Brad Svrluga – GP at Primary Venture Partners
A few weeks ago, we learned of the news that VTS and Hightower – two of the leading cloud-based leasing and portfolio management platforms for the commercial real estate industry – are merging in a deal that will create one of the largest real estate tech companies in the country, valued at roughly $300 million. The combined company will provide asset management tools for more than 5.5 billion square feet of commercial space across the US and UK. As a marriage of quasi-equals, it’s a union of the sort that is incredibly hard to pull off, but one that – if executed successfully – will be a game-changer for both companies, their customers and the commercial real estate market as a whole.

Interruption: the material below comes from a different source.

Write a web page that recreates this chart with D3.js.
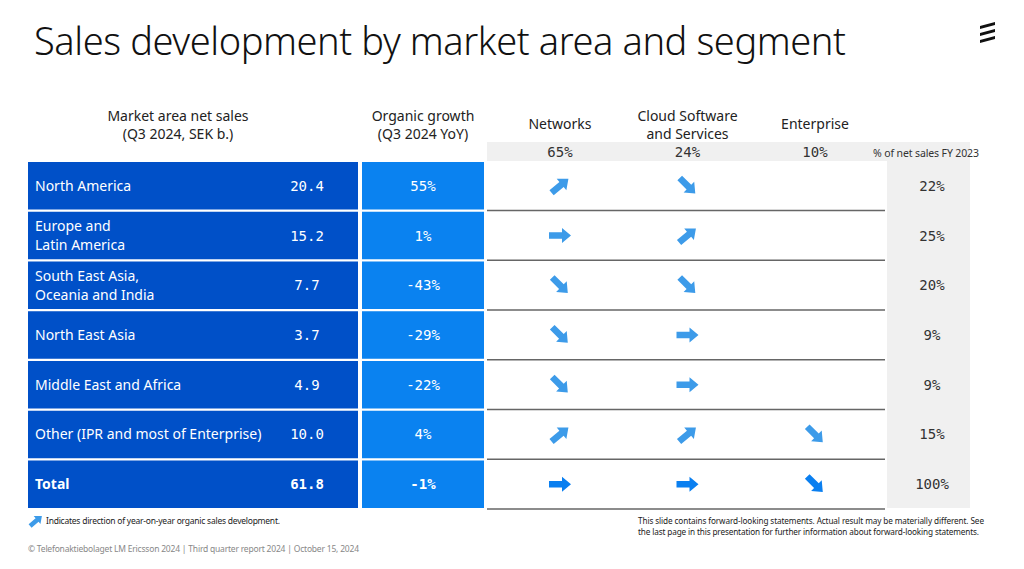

What these guys have pulled off is a rare, difficult, and incredibly admirable thing in my mind. Generally, private-private mergers of companies relatively equal in stature present a world of risk and uncertainty for both parties. I’ve seen many that would make tremendous strategic sense, but for a variety of reasons they hardly ever get pulled off. The risks of such an undertaking are many – from questions over company leadership, board seats, complicated logistics of combining two teams, uncertainty over job security and lack of control over the overarching business strategy of the resulting entity. Add that to the reality that neither group of shareholders walks away with any immediate liquidity and the risk-reward is often hard to square.
But why? Shouldn’t it be obvious that deals like a VTS-Hightower combination will lead to a much bigger outcome in the end, and in fact decrease risk for shareholders by taking two arch enemies and putting them on the same side of the table? Perhaps, but those theoretical ideas leave out the human realities of these choices. At the end of the day, ego is too often the thing that gets in the way. When considering the complex web of personal dynamics and shifting roles, responsibilities, and levels of control and influence associated with a merger of private companies, you realize that in pulling off a merger like this everyone is agreeing to give up something big to make it happen. You can’t get these things done without checking your egos at the door – and that’s not natural behavior for entrepreneurs and VCs, if you haven’t noticed! As a result, it’s just downright rare that the principals involved can take a fully dispassionate, non-ego-driven, long view on a deal that in the short term will undoubtedly prove extremely uncomfortable.